Quinze ans plus tard, de retour à Genève, un soupçon de sorcellerie la rattrape.
Mon avis :
Michée est une héroïne attachante que l'on suit avec plaisir dans les épreuves de la vie (comme l'épidémie de peste de 1631), ainsi que dans les bons moments. On partage ses craintes et ses joies, ses peurs mêlées de révolte.
Michée est une honnête fille mais à l'époque, on considère que "les femmes sont une proie facile pour le Malin car le vice est dans leur nature"... Ce sont pourtant les hommes qui, je trouve, ont une mauvaise image : la jeune femme en rencontre des bien lubriques, et la plupart font des maris violents, forts de leur supériorité.

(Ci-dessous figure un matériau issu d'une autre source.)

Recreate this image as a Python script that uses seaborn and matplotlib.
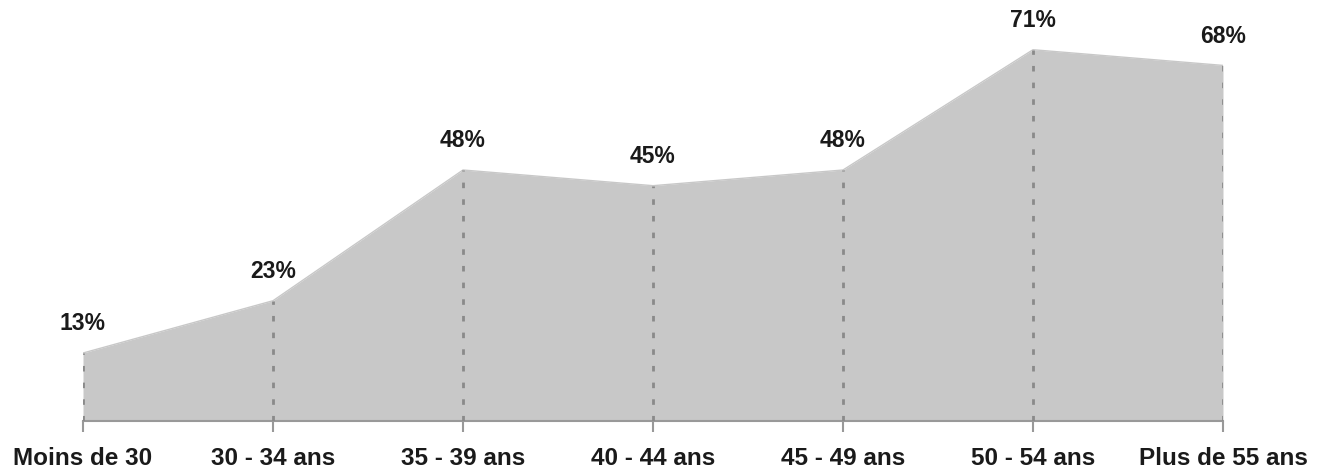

Michée noue de belles amitiés avec ses compagnes d'infortune. Mais elle doit constamment fuir sa réputation de guérisseuse, pas toujours bien perçue malgré les bons soins qu'elle dispense ("Elles ne sont pas mauvaises, seulement ignorantes. Tu possèdes un savoir qu'elles n'ont pas.").
En réalité, on la juge coupable d'être une femme libre ("Toi, tu es vraiment différente. Tu n'as pas de maître, pas de bouches à nourrir. Elles t'envient.")... Michée veut faire un mariage d'amour, et elle trouvera le bonheur, par intermittence, car rien n'est jamais simple dans la vie.

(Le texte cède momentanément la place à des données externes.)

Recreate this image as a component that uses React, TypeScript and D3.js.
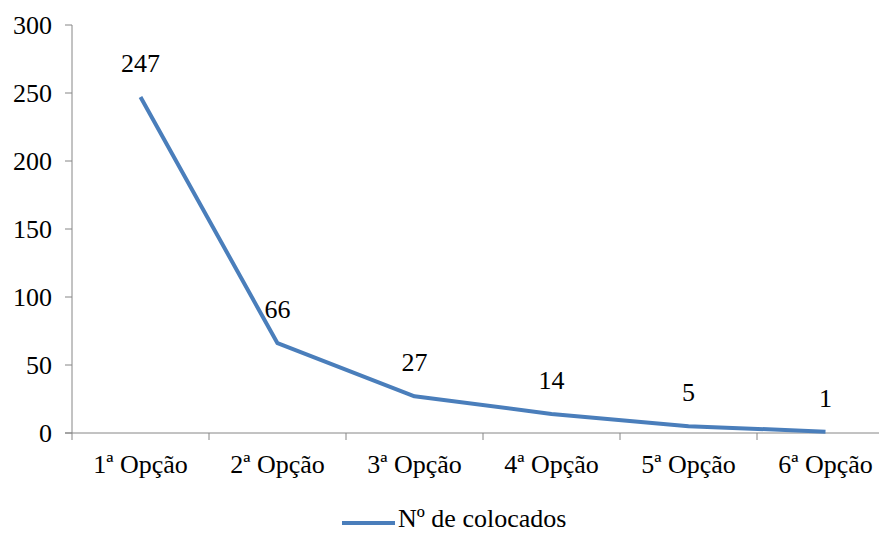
import React from 'react';
import * as d3 from 'd3';

const categories = ['1ª Opção', '2ª Opção', '3ª Opção', '4ª Opção', '5ª Opção', '6ª Opção'];
const values = [247, 66, 27, 14, 5, 1];
const yTicks = [0, 50, 100, 150, 200, 250, 300];
const seriesName = 'Nº de colocados';

const W = 879;
const H = 535;
const FONT = 'Liberation Serif';
const BLUE = '#4A7EBB';
const AXIS = '#868686';
const FS = 26;

const left = 72;
const top = 25;
const bottom = 433;
const bandW = 137;

const x = d3
	.scaleBand()
	.domain(categories)
	.range([left, left + bandW * categories.length])
	.padding(0);
const y = d3.scaleLinear().domain([0, 300]).range([bottom, top]);
const cx = (c: string) => (x(c) as number) + bandW / 2;

const line = d3
	.line<number>()
	.x((d, i) => cx(categories[i]))
	.y((d) => y(d));

// text helper so every label carries its own font
const T: React.FC<{ x: number; y: number; anchor?: string; children: React.ReactNode }> = ({
	x,
	y,
	anchor = 'start',
	children,
}) => (
	<text x={x} y={y} textAnchor={anchor} fontFamily={FONT} fontSize={FS} fill="#000">
		{children}
	</text>
);

const App: React.FC = () => {
	return (
		<svg width={W} height={H} style={{ position: 'absolute', left: 0, top: 0, background: '#fff' }}>
			{/* y axis */}
			<line x1={left} x2={left} y1={top} y2={bottom} stroke={AXIS} />
			{yTicks.map((t) => (
				<g key={t}>
					<line x1={left - 7} x2={left} y1={y(t)} y2={y(t)} stroke={AXIS} />
					<T x={52} y={y(t) + 9} anchor="end">
						{t}
					</T>
				</g>
			))}

			{/* x axis */}
			<line x1={left - 7} x2={W} y1={bottom} y2={bottom} stroke={AXIS} />
			{categories.map((c) => (
				<g key={c}>
					<line x1={x(c)} x2={x(c)} y1={bottom} y2={bottom + 7} stroke={AXIS} />
					<T x={cx(c)} y={473} anchor="middle">
						{c}
					</T>
				</g>
			))}

			<path d={line(values) || ''} fill="none" stroke={BLUE} strokeWidth={4} strokeLinejoin="round" />

			{values.map((v, i) => (
				<T key={i} x={cx(categories[i])} y={y(v) - 25} anchor="middle">
					{v}
				</T>
			))}

			{/* legend */}
			<line x1={342} x2={395} y1={523} y2={523} stroke={BLUE} strokeWidth={4} />
			<T x={398} y={527}>
				{seriesName}
			</T>
		</svg>
	);
};

export default App;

Plus les années passent, plus Rita, sa seule amie fidèle, la trouve transformée: vieillie, agressive, méfiante, "morte à l'intérieur". La tristesse s'est installée, tout comme la lassitude de toujours devoir se battre contre les préjugés et l'hostilité ("Malgré les années passées à travailler à Genève, elle resterait donc toujours une immigrée, à la morale forcément douteuse?").
La fin est terrible, humiliante et douloureuse. Accusée de sorcellerie, son procès est jugé d'avance ("Ton destin est scellé") et Michée sera contrainte à avouer des crimes qu'elle n'a pas commis.
"Étrangère, différente, libre d'homme", Michée est, aux yeux de tous, une sorcière. Son corps finira sur le bûcher, mais son esprit perdurera à travers Rita qui, tout en préparant son "bouillon de guérison", ressent "une envie furieuse de partir, de quitter cet homme violent et cette ville funeste".